__WHAT YOU WILL DO__.
Look at the data below and print exactly the lines from its first line through the line with "(0,0) rectangle (709,974);"; the pictures stay out of the copy.

*** RAW DATA ***

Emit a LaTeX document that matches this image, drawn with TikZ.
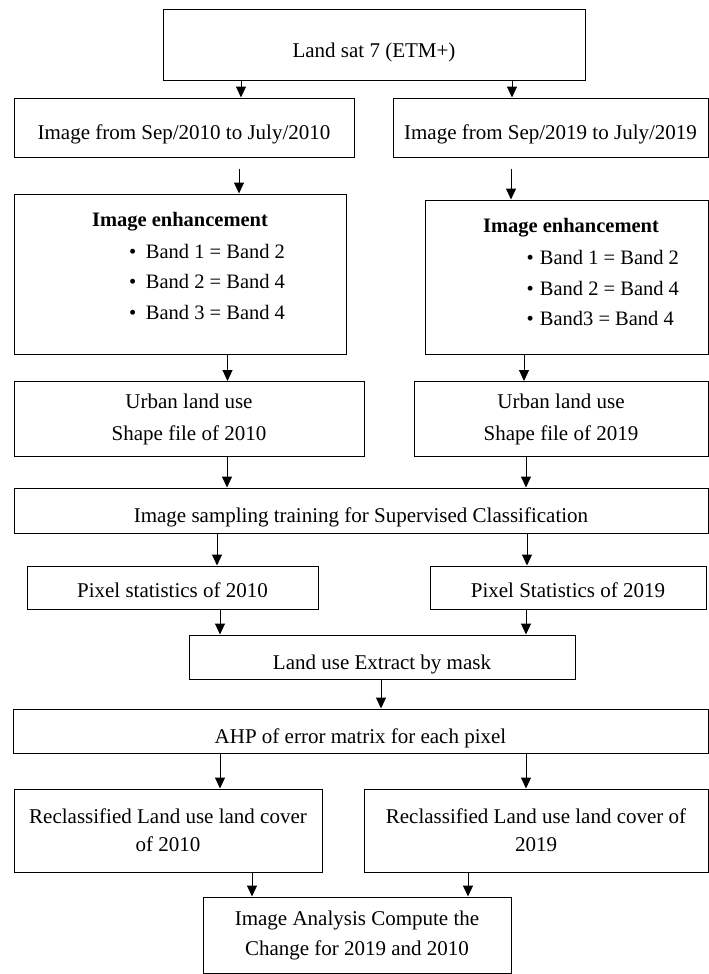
\documentclass[tikz,border=0pt]{standalone}
\usepackage{fontspec}
\setmainfont{Liberation Serif}
\usetikzlibrary{arrows.meta}

\begin{document}
\begin{tikzpicture}[
        x=1pt, y=-1pt,
        >={Triangle[length=11pt,width=10pt]},
        font=\fontsize{21}{30}\selectfont,
        caja/.style={rectangle, draw, line width=1pt, align=center, inner sep=0pt},
        bajo/.style={text height=24pt, text depth=0pt},
        flecha/.style={->, line width=1pt},
        titulo/.style={anchor=base, inner sep=0pt, font=\fontsize{20.5}{24}\selectfont\bfseries},
        vineta/.style={anchor=base west, align=left, inner sep=0pt, font=\fontsize{20.5}{30.5}\selectfont}
    ]
    \useasboundingbox (0,0) rectangle (709,974);

        % Cajas
        \node[caja, bajo, minimum width=422pt, minimum height=70pt] (landsat) at (374,45) {Land sat 7 (ETM+)};
        \node[caja, bajo, minimum width=340pt, minimum height=59pt] (img10) at (184,127.5) {Image from Sep/2010 to July/2010};
        \node[caja, bajo, minimum width=315pt, minimum height=59pt] (img19) at (550.5,127.5) {Image from Sep/2019 to July/2019};
        \node[caja, minimum width=332pt, minimum height=160pt] (enh10) at (180,274) {};
        \node[caja, minimum width=283pt, minimum height=154pt] (enh19) at (566.5,277) {};
        \node[caja, minimum width=350pt, minimum height=75pt] (urb10) at (189,419) {Urban land use\\[2pt] Shape file of 2010};
        \node[caja, minimum width=294pt, minimum height=75pt] (urb19) at (561,419) {Urban land use\\[2pt] Shape file of 2019};
        \node[caja, bajo, minimum width=694pt, minimum height=45pt] (muestreo) at (361,510.5) {Image sampling training for Supervised Classification};
        \node[caja, text height=20pt, text depth=0pt, minimum width=291pt, minimum height=43pt] (pix10) at (172.5,587.5) {Pixel statistics of 2010};
        \node[caja, text height=20pt, text depth=0pt, minimum width=276pt, minimum height=43pt] (pix19) at (568,587.5) {Pixel Statistics of 2019};
        \node[caja, bajo, minimum width=386pt, minimum height=44pt] (mascara) at (382,657) {Land use Extract by mask};
        \node[caja, bajo, minimum width=695pt, minimum height=44pt] (ahp) at (360.5,731) {AHP of error matrix for each pixel};
        \node[caja, minimum width=308pt, minimum height=83pt] (recl10) at (168,830.5) {Reclassified Land use land cover\\[-2pt] of 2010};
        \node[caja, minimum width=344pt, minimum height=83pt] (recl19) at (536,830.5) {Reclassified Land use land cover of\\[-2pt] 2019};
        \node[caja, minimum width=308pt, minimum height=76pt] (cambio) at (357,935) {Image Analysis Compute the\\ Change for 2019 and 2010};

        % Texto de realce
        \node[titulo] (enh10t) at (180,226) {Image enhancement};
        \node[vineta] (enh10b) at (129,319) {\textbullet\hspace{9.5pt}Band 1 = Band 2\\ \textbullet\hspace{9.5pt}Band 2 = Band 4\\ \textbullet\hspace{9.5pt}Band 3 = Band 4};
        \node[titulo] (enh19t) at (571,232) {Image enhancement};
        \node[vineta] (enh19b) at (526.5,325.5) {\textbullet\hspace{6pt}Band 1 = Band 2\\ \textbullet\hspace{6pt}Band 2 = Band 4\\ \textbullet\hspace{6pt}Band3 = Band 4};

        % Flechas
        \draw[flecha] (landsat.south -| 241,0) -- (img10.north -| 241,0);
        \draw[flecha] (landsat.south -| 512,0) -- (img19.north -| 512,0);
        \draw[flecha, shorten <=11pt] (img10.south -| 239,0) -- (enh10.north -| 239,0);
        \draw[flecha, shorten <=11pt] (img19.south -| 511,0) -- (enh19.north -| 511,0);
        \draw[flecha] (enh10.south -| 227.5,0) -- (urb10.north -| 227.5,0);
        \draw[flecha] (enh19.south -| 524,0) -- (urb19.north -| 524,0);
        \draw[flecha] (urb10.south -| 227,0) -- (muestreo.north -| 227,0);
        \draw[flecha] (urb19.south -| 526,0) -- (muestreo.north -| 526,0);
        \draw[flecha] (muestreo.south -| 217,0) -- (pix10.north -| 217,0);
        \draw[flecha] (muestreo.south -| 527,0) -- (pix19.north -| 527,0);
        \draw[flecha] (pix10.south -| 220,0) -- (mascara.north -| 220,0);
        \draw[flecha] (pix19.south -| 526,0) -- (mascara.north -| 526,0);
        \draw[flecha] (mascara.south -| 381,0) -- (ahp.north -| 381,0);
        \draw[flecha] (ahp.south -| 220,0) -- (recl10.north -| 220,0);
        \draw[flecha] (ahp.south -| 526,0) -- (recl19.north -| 526,0);
        \draw[flecha] (recl10.south -| 252,0) -- (cambio.north -| 252,0);
        \draw[flecha] (recl19.south -| 468,0) -- (cambio.north -| 468,0);

    \end{tikzpicture}
\end{document}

***

__EXPECTED ANSWER__.
Emit a LaTeX document that matches this image, drawn with TikZ.
\documentclass[tikz,border=0pt]{standalone}
\usepackage{fontspec}
\setmainfont{Liberation Serif}
\usetikzlibrary{arrows.meta}

\begin{document}
\begin{tikzpicture}[
        x=1pt, y=-1pt,
        >={Triangle[length=11pt,width=10pt]},
        font=\fontsize{21}{30}\selectfont,
        caja/.style={rectangle, draw, line width=1pt, align=center, inner sep=0pt},
        bajo/.style={text height=24pt, text depth=0pt},
        flecha/.style={->, line width=1pt},
        titulo/.style={anchor=base, inner sep=0pt, font=\fontsize{20.5}{24}\selectfont\bfseries},
        vineta/.style={anchor=base west, align=left, inner sep=0pt, font=\fontsize{20.5}{30.5}\selectfont}
    ]
    \useasboundingbox (0,0) rectangle (709,974);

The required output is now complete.